Brian Kent McGar, by Marta V. Martinez
In the 1970s, the Vietnam War was raging on, and President Richard Nixon invaded Cambodia. On May 4th, students at Kent State University in Ohio staged protests, and when the Ohio National Guard was called in, guardsmen fired on the student protesters, killing four and injuring nine. Rallies, sit-ins, marches, and general civil unrest followed. That’s what life was all about at the time, when the War dominated every newspaper and media outlet in the country.
My family and I watched the nightly news with footage of towns being bombed and wounded soldiers being carried to nearby helicopters. At the end of each newscast, the names of the casualties that day or those Missing in Action scrolled slowly on the television screen, and we always checked carefully to see if we knew anyone. I wasn’t sure what I would do if I recognized someone. And I never did, and so they always remained just names.
As the 70s wore on, it seemed as if the world around me was falling further into a state of upheaval, and I was itching to express my opposition to the war. But what could a Mexican-American high school student with a strict cultural upbringing do? How could I join in the national protests to draw public attention to the prisoners and those missing in Vietnam without becoming fully embroiled in the controversy of the war itself?
The answers to my questions came soon after my friend Carmen walked into school one day wearing a shiny, silver bracelet around her wrist.
“It’s a POW-MIA bracelet,” she said.
On its front side, delicately engraved, were some letters and numbers. Carmen told me that the letters spelled the name of a neighbor who had been Missing in Action (MIA) in Vietnam for over a year; the numbers were the date when he went missing. Carmen was wearing it as a way to shine a light, to support the family next door.
I thought it was cool, and I wanted one. When I asked where she got it, Carmen said that she could get me one. I gave her $2.50, and a week later, in history class, she handed me a plastic bag with a silver bracelet in it.

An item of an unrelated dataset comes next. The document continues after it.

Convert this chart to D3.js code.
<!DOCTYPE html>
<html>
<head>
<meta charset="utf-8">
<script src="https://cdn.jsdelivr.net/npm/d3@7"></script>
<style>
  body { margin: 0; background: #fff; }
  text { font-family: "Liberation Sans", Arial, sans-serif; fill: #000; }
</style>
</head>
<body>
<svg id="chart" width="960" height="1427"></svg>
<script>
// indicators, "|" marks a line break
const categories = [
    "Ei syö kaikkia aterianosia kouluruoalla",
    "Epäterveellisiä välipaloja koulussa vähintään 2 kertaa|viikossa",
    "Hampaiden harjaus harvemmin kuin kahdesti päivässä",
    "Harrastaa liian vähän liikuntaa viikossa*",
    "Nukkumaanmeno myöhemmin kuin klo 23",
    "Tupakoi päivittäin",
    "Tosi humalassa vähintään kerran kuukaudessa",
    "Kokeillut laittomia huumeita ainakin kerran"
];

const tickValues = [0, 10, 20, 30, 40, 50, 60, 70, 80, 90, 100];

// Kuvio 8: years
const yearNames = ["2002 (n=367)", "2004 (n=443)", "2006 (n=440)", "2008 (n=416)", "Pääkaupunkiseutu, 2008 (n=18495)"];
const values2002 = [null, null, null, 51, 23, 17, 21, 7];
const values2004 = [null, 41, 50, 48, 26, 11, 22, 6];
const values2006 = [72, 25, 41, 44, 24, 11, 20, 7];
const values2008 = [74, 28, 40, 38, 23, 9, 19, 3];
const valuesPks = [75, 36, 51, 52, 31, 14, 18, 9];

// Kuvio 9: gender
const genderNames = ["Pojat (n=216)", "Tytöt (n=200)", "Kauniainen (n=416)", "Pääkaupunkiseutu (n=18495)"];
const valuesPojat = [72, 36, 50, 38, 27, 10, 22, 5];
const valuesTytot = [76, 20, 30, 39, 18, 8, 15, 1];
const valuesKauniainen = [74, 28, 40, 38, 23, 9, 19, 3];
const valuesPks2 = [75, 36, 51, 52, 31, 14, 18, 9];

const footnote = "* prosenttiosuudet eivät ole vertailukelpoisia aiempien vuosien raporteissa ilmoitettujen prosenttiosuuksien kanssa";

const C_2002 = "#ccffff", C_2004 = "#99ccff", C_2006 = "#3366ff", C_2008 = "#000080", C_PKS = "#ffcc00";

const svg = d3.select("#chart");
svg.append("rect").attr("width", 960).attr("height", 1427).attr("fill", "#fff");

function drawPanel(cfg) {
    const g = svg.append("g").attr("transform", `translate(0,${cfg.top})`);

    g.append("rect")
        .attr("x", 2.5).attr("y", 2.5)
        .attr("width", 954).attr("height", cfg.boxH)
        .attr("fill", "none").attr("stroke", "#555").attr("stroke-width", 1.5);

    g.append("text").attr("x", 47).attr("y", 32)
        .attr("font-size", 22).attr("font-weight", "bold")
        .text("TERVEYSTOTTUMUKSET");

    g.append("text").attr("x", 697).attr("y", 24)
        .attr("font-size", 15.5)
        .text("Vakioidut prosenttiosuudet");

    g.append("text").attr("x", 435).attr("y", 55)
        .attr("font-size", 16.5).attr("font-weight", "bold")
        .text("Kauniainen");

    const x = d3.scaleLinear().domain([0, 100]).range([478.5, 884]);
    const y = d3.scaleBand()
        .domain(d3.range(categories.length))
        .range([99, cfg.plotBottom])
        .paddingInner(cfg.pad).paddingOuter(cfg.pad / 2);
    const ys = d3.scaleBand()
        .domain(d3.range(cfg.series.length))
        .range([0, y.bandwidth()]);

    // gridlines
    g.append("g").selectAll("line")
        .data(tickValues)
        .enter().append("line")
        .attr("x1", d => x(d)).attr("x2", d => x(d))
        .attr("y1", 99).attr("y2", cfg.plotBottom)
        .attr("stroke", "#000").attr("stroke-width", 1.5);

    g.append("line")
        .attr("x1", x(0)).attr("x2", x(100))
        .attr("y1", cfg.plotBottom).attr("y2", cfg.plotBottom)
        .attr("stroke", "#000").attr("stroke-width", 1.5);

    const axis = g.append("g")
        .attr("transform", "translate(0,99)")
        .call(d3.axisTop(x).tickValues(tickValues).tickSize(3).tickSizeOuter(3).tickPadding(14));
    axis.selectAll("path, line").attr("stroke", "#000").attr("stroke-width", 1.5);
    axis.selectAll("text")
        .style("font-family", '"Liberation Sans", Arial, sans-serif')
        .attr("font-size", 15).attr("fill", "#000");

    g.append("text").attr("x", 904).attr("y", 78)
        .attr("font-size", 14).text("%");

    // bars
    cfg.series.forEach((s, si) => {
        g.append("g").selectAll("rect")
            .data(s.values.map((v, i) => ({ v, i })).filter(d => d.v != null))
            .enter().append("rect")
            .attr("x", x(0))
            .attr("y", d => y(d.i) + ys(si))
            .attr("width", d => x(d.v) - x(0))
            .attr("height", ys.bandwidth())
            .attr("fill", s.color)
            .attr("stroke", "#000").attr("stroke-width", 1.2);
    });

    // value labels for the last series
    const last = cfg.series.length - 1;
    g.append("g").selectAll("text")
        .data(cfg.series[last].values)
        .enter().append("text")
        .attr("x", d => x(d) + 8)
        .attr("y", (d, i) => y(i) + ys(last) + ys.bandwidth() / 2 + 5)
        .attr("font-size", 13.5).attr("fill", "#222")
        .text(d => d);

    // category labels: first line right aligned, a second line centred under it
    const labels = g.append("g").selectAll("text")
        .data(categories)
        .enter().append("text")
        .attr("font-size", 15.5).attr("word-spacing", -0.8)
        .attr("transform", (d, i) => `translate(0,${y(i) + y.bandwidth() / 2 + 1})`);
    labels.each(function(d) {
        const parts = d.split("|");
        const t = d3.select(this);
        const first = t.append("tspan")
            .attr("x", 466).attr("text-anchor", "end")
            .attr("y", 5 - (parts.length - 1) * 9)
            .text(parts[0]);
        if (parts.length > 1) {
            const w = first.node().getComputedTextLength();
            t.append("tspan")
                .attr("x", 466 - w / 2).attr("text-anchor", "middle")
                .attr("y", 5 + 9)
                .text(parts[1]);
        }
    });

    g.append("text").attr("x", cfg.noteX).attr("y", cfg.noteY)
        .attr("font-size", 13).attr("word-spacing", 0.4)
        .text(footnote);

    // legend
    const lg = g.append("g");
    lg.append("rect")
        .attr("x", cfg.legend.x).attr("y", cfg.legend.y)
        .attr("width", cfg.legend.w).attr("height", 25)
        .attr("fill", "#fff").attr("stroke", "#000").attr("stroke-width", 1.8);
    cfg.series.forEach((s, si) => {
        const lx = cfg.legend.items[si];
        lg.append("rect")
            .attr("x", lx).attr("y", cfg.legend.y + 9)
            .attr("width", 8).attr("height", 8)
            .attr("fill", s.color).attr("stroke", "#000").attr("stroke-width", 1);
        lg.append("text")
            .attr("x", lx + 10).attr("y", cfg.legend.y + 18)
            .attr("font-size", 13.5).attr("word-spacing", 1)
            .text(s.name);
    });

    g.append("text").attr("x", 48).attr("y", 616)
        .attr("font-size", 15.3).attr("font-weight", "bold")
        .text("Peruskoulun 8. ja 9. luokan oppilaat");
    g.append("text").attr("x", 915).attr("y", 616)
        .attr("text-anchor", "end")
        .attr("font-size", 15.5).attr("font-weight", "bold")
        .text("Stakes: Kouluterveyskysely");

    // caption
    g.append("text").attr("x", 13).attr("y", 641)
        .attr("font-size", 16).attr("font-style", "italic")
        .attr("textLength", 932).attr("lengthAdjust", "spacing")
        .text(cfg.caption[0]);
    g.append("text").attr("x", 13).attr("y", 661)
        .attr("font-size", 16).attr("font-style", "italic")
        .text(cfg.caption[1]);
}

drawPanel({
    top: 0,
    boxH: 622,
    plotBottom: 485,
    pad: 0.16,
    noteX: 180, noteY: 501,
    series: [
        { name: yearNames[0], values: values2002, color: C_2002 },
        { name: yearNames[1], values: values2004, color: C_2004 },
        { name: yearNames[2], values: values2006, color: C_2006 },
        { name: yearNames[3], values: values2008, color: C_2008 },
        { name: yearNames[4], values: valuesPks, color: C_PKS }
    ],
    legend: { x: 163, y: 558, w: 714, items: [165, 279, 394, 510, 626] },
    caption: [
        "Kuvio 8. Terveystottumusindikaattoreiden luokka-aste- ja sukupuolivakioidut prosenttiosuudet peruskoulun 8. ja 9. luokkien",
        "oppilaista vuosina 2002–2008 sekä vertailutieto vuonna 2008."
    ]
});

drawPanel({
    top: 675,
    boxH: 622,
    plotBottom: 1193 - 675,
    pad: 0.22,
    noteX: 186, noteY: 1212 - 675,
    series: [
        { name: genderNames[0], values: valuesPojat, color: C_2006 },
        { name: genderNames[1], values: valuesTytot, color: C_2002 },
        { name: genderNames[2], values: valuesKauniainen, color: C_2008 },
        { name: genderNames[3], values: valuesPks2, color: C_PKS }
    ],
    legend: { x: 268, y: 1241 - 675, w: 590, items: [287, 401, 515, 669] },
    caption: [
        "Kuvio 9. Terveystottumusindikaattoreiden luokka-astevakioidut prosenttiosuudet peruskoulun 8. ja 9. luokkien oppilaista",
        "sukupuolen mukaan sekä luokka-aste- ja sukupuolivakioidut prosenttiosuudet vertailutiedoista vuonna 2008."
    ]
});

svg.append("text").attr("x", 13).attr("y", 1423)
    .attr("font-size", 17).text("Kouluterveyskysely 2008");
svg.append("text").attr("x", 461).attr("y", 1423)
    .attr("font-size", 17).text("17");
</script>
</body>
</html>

When I put it on, I ran my fingers on the smooth surface and felt the embossed letters on it. They read: “Pfc. Brian Kent McGar * 5-31-67.”

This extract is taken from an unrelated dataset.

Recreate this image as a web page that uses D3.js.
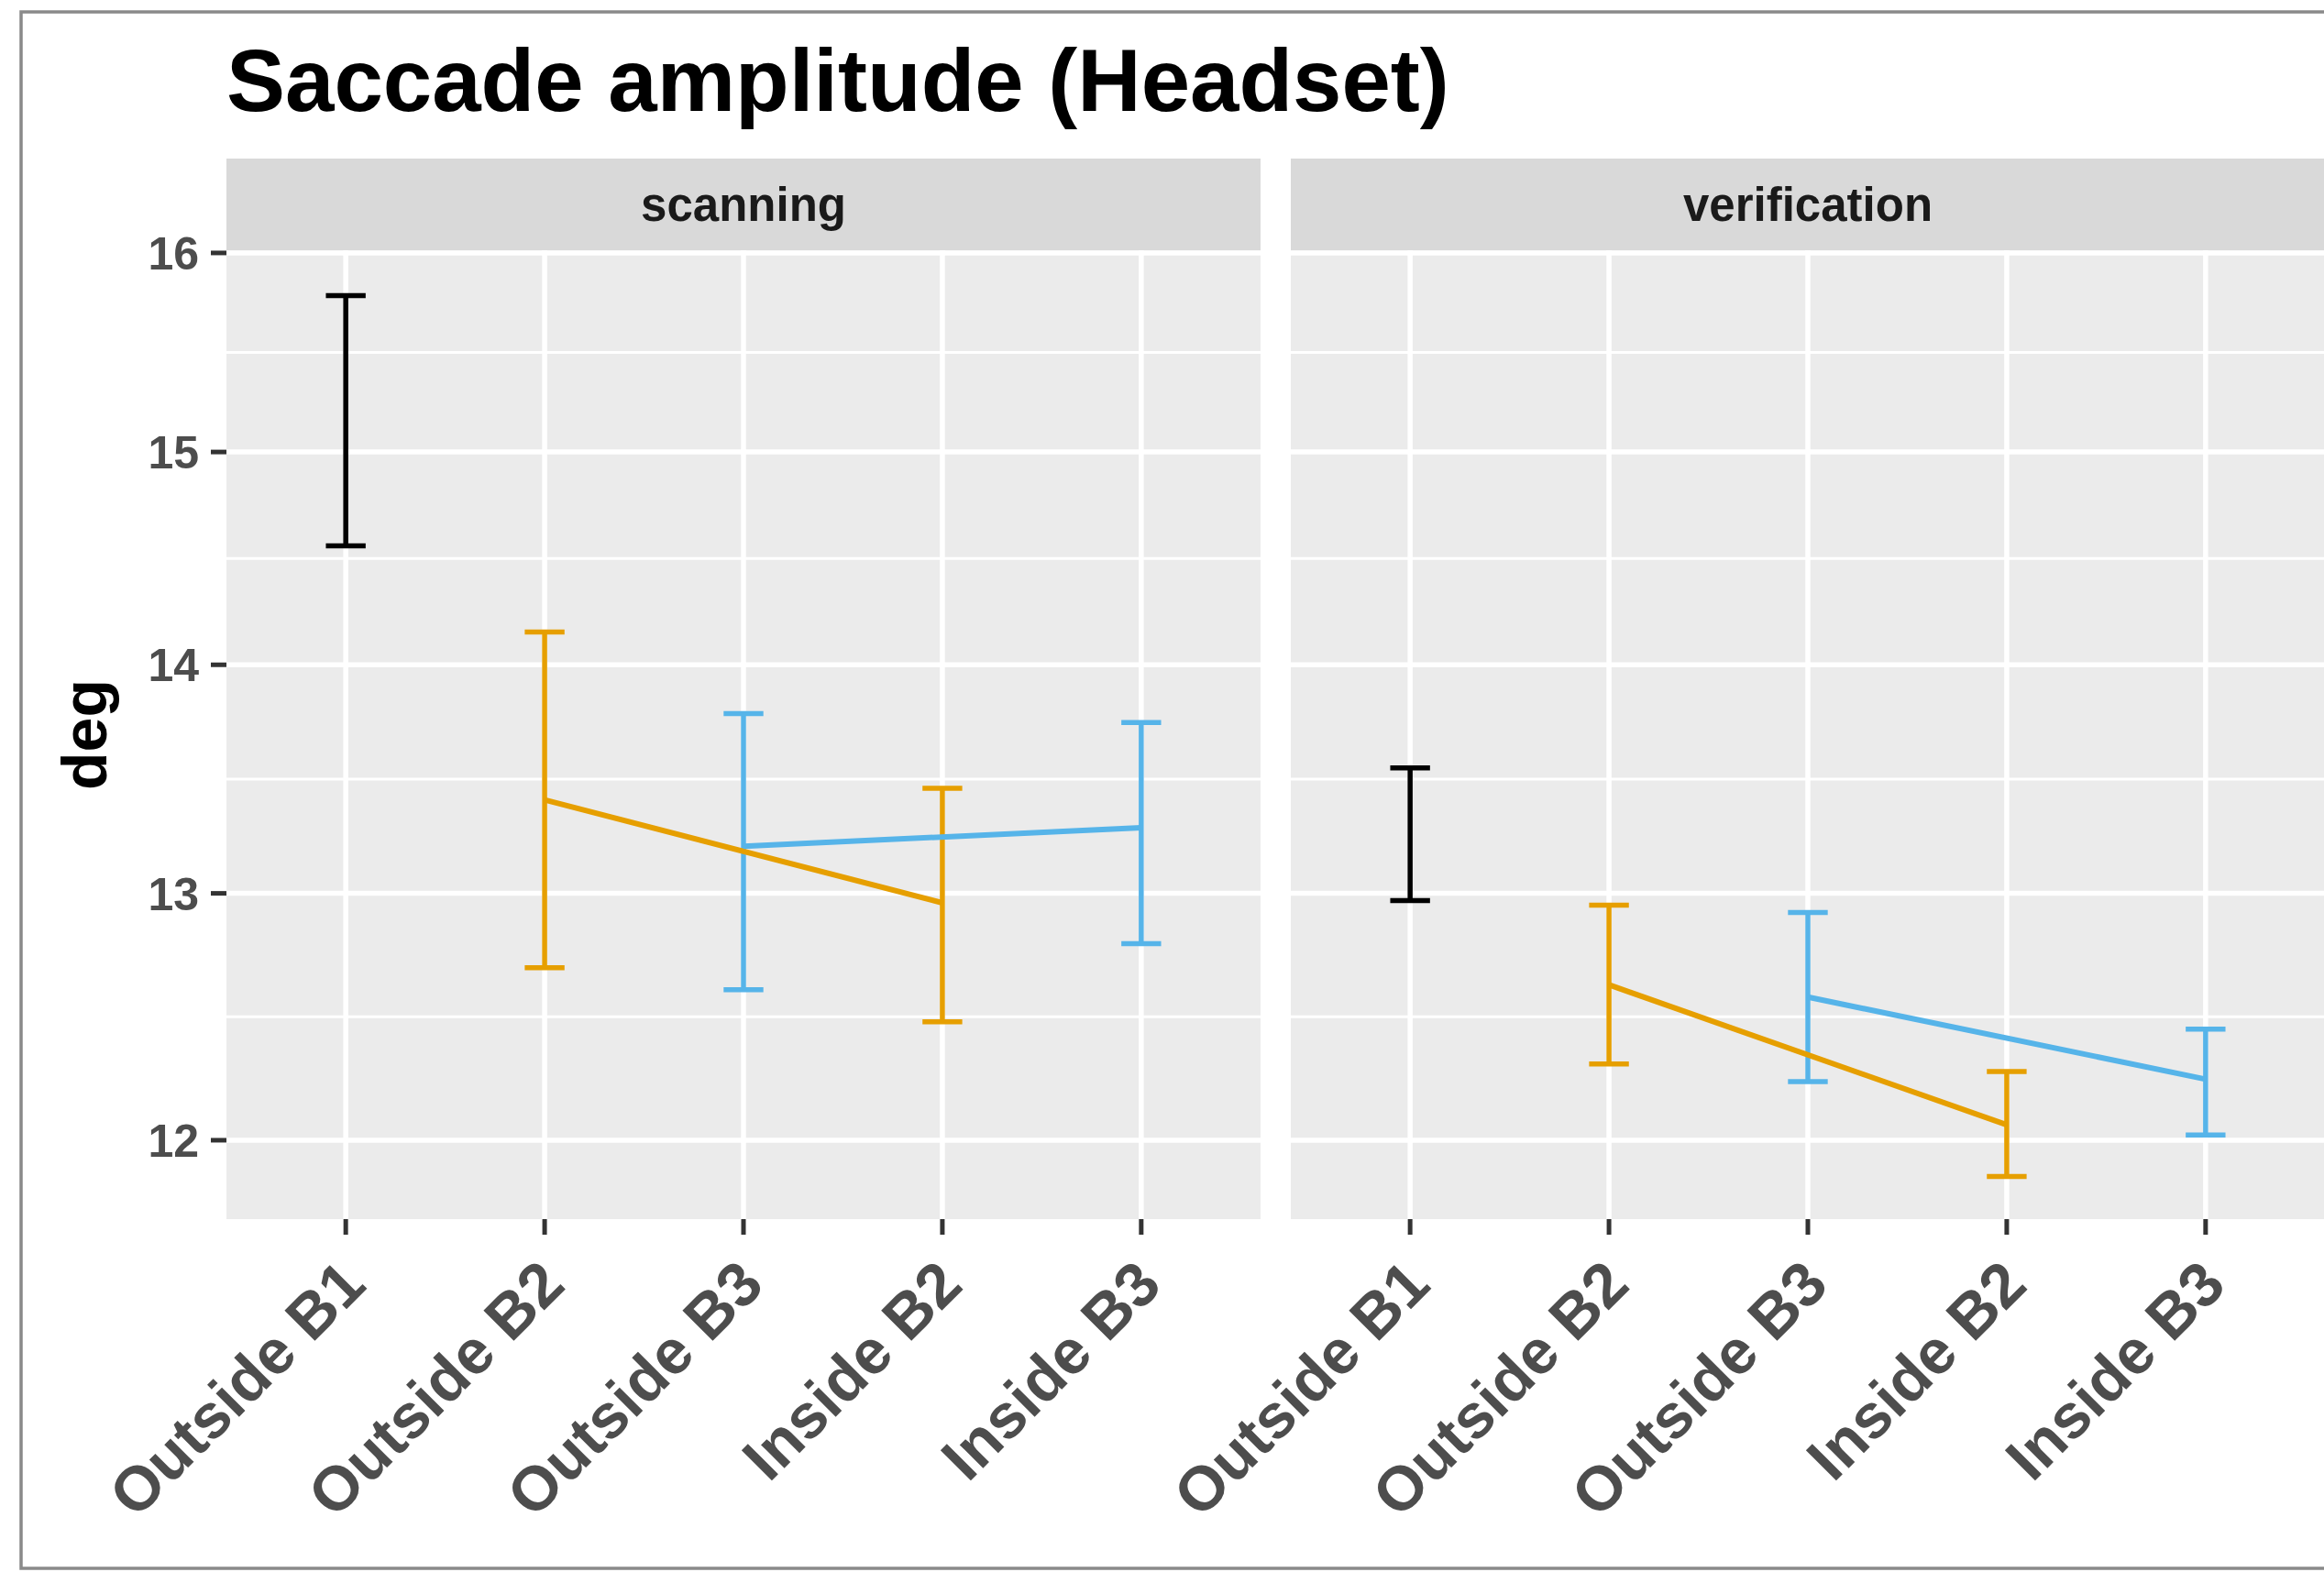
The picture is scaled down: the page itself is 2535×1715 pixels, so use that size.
<!DOCTYPE html>
<html>
<head>
<meta charset="utf-8">
<script src="https://cdn.jsdelivr.net/npm/d3@7"></script>
<style>
  html, body { margin: 0; padding: 0; background: #ffffff; }
  svg { display: block; }
  text { font-family: "Liberation Sans", Arial, Helvetica, sans-serif; }
</style>
</head>
<body>
<script>
// ---- data ----------------------------------------------------------------
const categories = ["Outside B1", "Outside B2", "Outside B3", "Inside B2", "Inside B3"];
const groupOf    = ["B1", "B2", "B3", "B2", "B3"];
const facets     = ["scanning", "verification"];

const scanningMean = [15.15, 13.40, 13.20, 12.96, 13.28];
const scanningLow  = [14.55, 12.69, 12.60, 12.47, 12.79];
const scanningHigh = [15.78, 14.15, 13.78, 13.45, 13.74];

const verificationMean = [13.25, 12.62, 12.57, 12.06, 12.24];
const verificationLow  = [12.97, 12.30, 12.23, 11.86, 12.02];
const verificationHigh = [13.54, 12.95, 12.92, 12.27, 12.44];

const yTicks = [12, 13, 14, 15, 16];
const groupColors = { B1: "#000000", B2: "#E69F00", B3: "#56B4E9" };

const titleText = "Saccade amplitude (Headset)";
const yTitle = "deg";

// ---- layout --------------------------------------------------------------
const W = 2535, H = 1715;
const panelTop = 273, panelBottom = 1330;
const stripTop = 173;
const panels = [
  { name: facets[0], x0: 247,  x1: 1375, mean: scanningMean, low: scanningLow, high: scanningHigh },
  { name: facets[1], x0: 1408, x1: 2536, mean: verificationMean, low: verificationLow, high: verificationHigh }
];

const svg = d3.select("body").append("svg")
  .attr("width", W).attr("height", H)
  .attr("viewBox", `0 0 ${W} ${H}`);

svg.append("rect").attr("width", W).attr("height", H).attr("fill", "#ffffff");

// outer frame
svg.append("rect")
  .attr("x", 23).attr("y", 13).attr("width", W + 20).attr("height", 1698)
  .attr("fill", "none").attr("stroke", "#8a8a8a").attr("stroke-width", 3.5);

// log-scaled y
const y = d3.scaleLog().domain([11.697, 16.014]).range([panelBottom, panelTop]);

// minor breaks: midpoints between majors in log space
const yMinor = d3.pairs(yTicks).map(([a, b]) => Math.sqrt(a * b));

panels.forEach((p, pi) => {
  const x = d3.scalePoint().domain(categories).range([p.x0, p.x1]).padding(0.6);
  const g = svg.append("g");

  // panel background
  g.append("rect")
    .attr("x", p.x0).attr("y", panelTop)
    .attr("width", p.x1 - p.x0).attr("height", panelBottom - panelTop)
    .attr("fill", "#EBEBEB");

  // minor grid
  g.selectAll(".minor").data(yMinor).join("line")
    .attr("x1", p.x0).attr("x2", p.x1)
    .attr("y1", d => y(d)).attr("y2", d => y(d))
    .attr("stroke", "#ffffff").attr("stroke-width", 3);

  // major grid (horizontal)
  g.selectAll(".majorY").data(yTicks).join("line")
    .attr("x1", p.x0).attr("x2", p.x1)
    .attr("y1", d => y(d)).attr("y2", d => y(d))
    .attr("stroke", "#ffffff").attr("stroke-width", 5.5);

  // major grid (vertical)
  g.selectAll(".majorX").data(categories).join("line")
    .attr("x1", d => x(d)).attr("x2", d => x(d))
    .attr("y1", panelTop).attr("y2", panelBottom)
    .attr("stroke", "#ffffff").attr("stroke-width", 5.5);

  // strip
  g.append("rect")
    .attr("x", p.x0).attr("y", stripTop)
    .attr("width", p.x1 - p.x0).attr("height", panelTop - stripTop)
    .attr("fill", "#D9D9D9");
  g.append("text")
    .attr("x", (p.x0 + p.x1) / 2).attr("y", (stripTop + panelTop) / 2)
    .attr("dy", "0.36em")
    .attr("text-anchor", "middle")
    .attr("font-size", 51).attr("font-weight", "bold")
    .attr("fill", "#1A1A1A")
    .text(p.name);

  // rows
  const rows = categories.map((c, i) => ({
    cat: c, group: groupOf[i], mean: p.mean[i], low: p.low[i], high: p.high[i]
  }));

  // error bars
  const capHalf = x.step() * 0.1;
  const eb = g.selectAll(".eb").data(rows).join("g")
    .attr("stroke", d => groupColors[d.group])
    .attr("stroke-width", 5.5)
    .attr("fill", "none");
  eb.append("line")
    .attr("x1", d => x(d.cat)).attr("x2", d => x(d.cat))
    .attr("y1", d => y(d.low)).attr("y2", d => y(d.high));
  eb.append("line")
    .attr("x1", d => x(d.cat) - capHalf).attr("x2", d => x(d.cat) + capHalf)
    .attr("y1", d => y(d.high)).attr("y2", d => y(d.high));
  eb.append("line")
    .attr("x1", d => x(d.cat) - capHalf).attr("x2", d => x(d.cat) + capHalf)
    .attr("y1", d => y(d.low)).attr("y2", d => y(d.low));

  // lines joining means of the same group
  const line = d3.line().x(d => x(d.cat)).y(d => y(d.mean));
  const grouped = d3.groups(rows, d => d.group).filter(([, v]) => v.length > 1);
  g.selectAll(".ln").data(grouped).join("path")
    .attr("d", ([, v]) => line(v))
    .attr("fill", "none")
    .attr("stroke", ([k]) => groupColors[k])
    .attr("stroke-width", 6)
    .attr("stroke-linejoin", "round");

  // x axis ticks and labels
  g.selectAll(".xt").data(categories).join("line")
    .attr("x1", d => x(d)).attr("x2", d => x(d))
    .attr("y1", panelBottom).attr("y2", panelBottom + 17)
    .attr("stroke", "#333333").attr("stroke-width", 5);
  g.selectAll(".xl").data(categories).join("text")
    .attr("transform", d => `translate(${x(d) - 10},${panelBottom + 40}) rotate(-45)`)
    .attr("text-anchor", "end")
    .attr("dy", "0.72em")
    .attr("font-size", 68).attr("font-weight", "bold")
    .attr("fill", "#4D4D4D")
    .text(d => d);

  // y axis on the first panel only
  if (pi === 0) {
    g.selectAll(".yt").data(yTicks).join("line")
      .attr("x1", p.x0 - 17).attr("x2", p.x0)
      .attr("y1", d => y(d)).attr("y2", d => y(d))
      .attr("stroke", "#333333").attr("stroke-width", 5);
    g.selectAll(".yl").data(yTicks).join("text")
      .attr("x", p.x0 - 30).attr("y", d => y(d))
      .attr("dy", "0.36em")
      .attr("text-anchor", "end")
      .attr("font-size", 50).attr("font-weight", "bold")
      .attr("fill", "#4D4D4D")
      .text(d => d3.format("d")(d));
  }
});

// y axis title
svg.append("text")
  .attr("transform", `translate(92,${(panelTop + panelBottom) / 2}) rotate(-90)`)
  .attr("text-anchor", "middle")
  .attr("dy", "0.36em")
  .attr("font-size", 68).attr("font-weight", "bold")
  .attr("fill", "#000000")
  .text(yTitle);

// title
svg.append("text")
  .attr("x", 247).attr("y", 121)
  .attr("font-size", 96).attr("font-weight", "bold")
  .attr("fill", "#000000")
  .text(titleText);
</script>
</body>
</html>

The date inscribed on it struck me: 1967 was eight years ago. Eight years had already passed since the person whose name was on the bracelet had gone missing.
The day I received the bracelet happened to be the same day of an implosion of a building across from my school. We all ran to a window to watch. I remember the excitement the students all felt when we learned about this, and then hearing the loud “BOOM” of the building as it imploded.
After we all sat back in our seats, I played with the bracelet on my wrist and thought about Bryan Kent McGar. I imagined the sound of gunfire, the loud BOOMs in Vietnam that Private Brian must have heard every day.
That night, when I watched the news, I looked for his name – Brian had suddenly become a person and not just a name on a bracelet. And so had the names that scrolled on the television screen at the end of the newscast.